Although this view might be a quite reasonable interpretation of how Allport saw prejudice and stereotypes affecting a person, it is, we stress, an interpretation of Allport and not necessarily all that he had in mind. A chief aim of this article, in exploring the legacy of Allport' s work, is to examine another possible way in which negative views of a person's group might come to affect a person's behavior and psychology. The alternative we focus on is the situational effect that such negative views or stereotypes might have on a person. That is, aside from whatever effects a negative stereotype may have through its internalization as a self-expectancy, it may also have effects that stem directly from its posing an acute, and sometimes chronic, situational pressure in a person's life; internalization need not be involved. In our minds, this approach represents another extension and development of the Allport legacy. It is clear from The Nature of Prejudice that he understood that negative group stereotypes can exert an immediate and situational pressure on a person's psyche. For example, he writes at one point about the prospect of being seen and treated stereotypically as causing a state of "obsessive concern" in a person about how he or she is being perceived. Allport (1954) writes that a Black person cannot "enter a store, restaurant, movie, hotel, amusement park, school, train, plane, or boat, to say nothing of a white person's home, without wondering uneasily whether he will suffer insult and humiliation. This haunting anxiety is, of course, greater if he is traveling and thus unfamiliar with local pathways where people of his color may feel safe" (p. 140).

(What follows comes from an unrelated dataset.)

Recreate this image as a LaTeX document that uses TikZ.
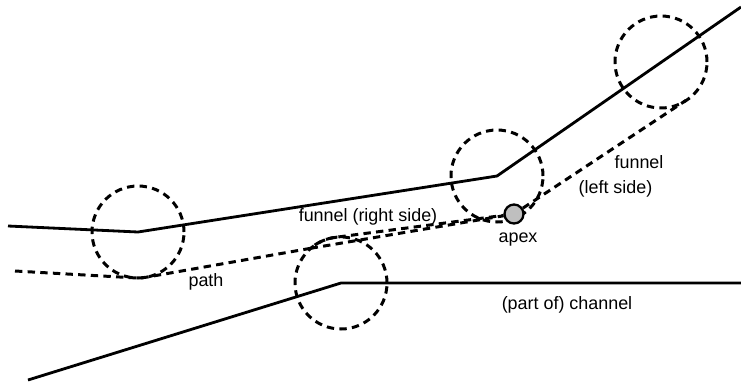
\documentclass[tikz,border=0pt]{standalone}
\usepackage{fontspec}
\setmainfont{Liberation Sans}
\usetikzlibrary{calc}

\begin{document}
\begin{tikzpicture}[x=0.02cm,y=0.02cm,line width=1.6pt,
  route/.style={line width=1.7pt,dash pattern=on 4.2pt off 3pt},
  lbl/.style={font=\fontsize{10.2}{12}\selectfont,inner sep=0pt}]
\useasboundingbox (0,0) rectangle (741,387);
\coordinate (c1) at (138,155);
\coordinate (c2) at (497,211);
\coordinate (c3) at (661,325);
\coordinate (c4) at (341,104);
\coordinate (wl) at (8,161);
\coordinate (wr) at (741,380);
\coordinate (chl) at (28,7);
\coordinate (chr) at (741,104);
\coordinate (start) at (15,116);
\coordinate (split) at (310.6,138.7);
\coordinate (touch) at (686.1,286.7);
\foreach \c in {c1,c2,c3,c4}
  \draw[route] (\c) circle[radius=46];
\draw (wl) -- (c1) -- (c2) -- (wr);
\draw (chl) -- (c4) -- (chr);
\node[circle,draw,line width=1.3pt,fill=gray!50,minimum size=0.38cm,inner sep=0pt] (apex) at (514,173) {};
\draw[route] (start) -- (135.3,109.1) arc[start angle=266.7,end angle=279.8,radius=46] -- (split) arc[start angle=131,end angle=97,radius=46] -- (apex);
\draw[route] (split) -- (apex);
\draw[route] (apex) -- (touch);
\node[lbl] (rlbl) at (368,170) {funnel (right side)};
\node[lbl] (alb) at (518,147) {apex};
\node[lbl] (flbl) at (639,225) {funnel};
\node[lbl] (llbl) at (615.5,198) {(left side)};
\node[lbl] (plbl) at (206,105) {path};
\node[lbl] (chlbl) at (567,82) {(part of) channel};
\end{tikzpicture}
\end{document}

But perhaps reflecting psychology's difficulty in thinking systematically about contextual pressures, this implication of Allport's thinking has been less well developed. Although we acknowledge the possibility that negative group stereotypes can be internalized and can affect behavior as expectancies, our focus is on a different part of Allport's target-of-prejudice problem space: the situational pressure posed by the prospect of being seen or treated through the lens of a negative group stereotype, and the effect this situational pressure can have on one's behavior and psychology.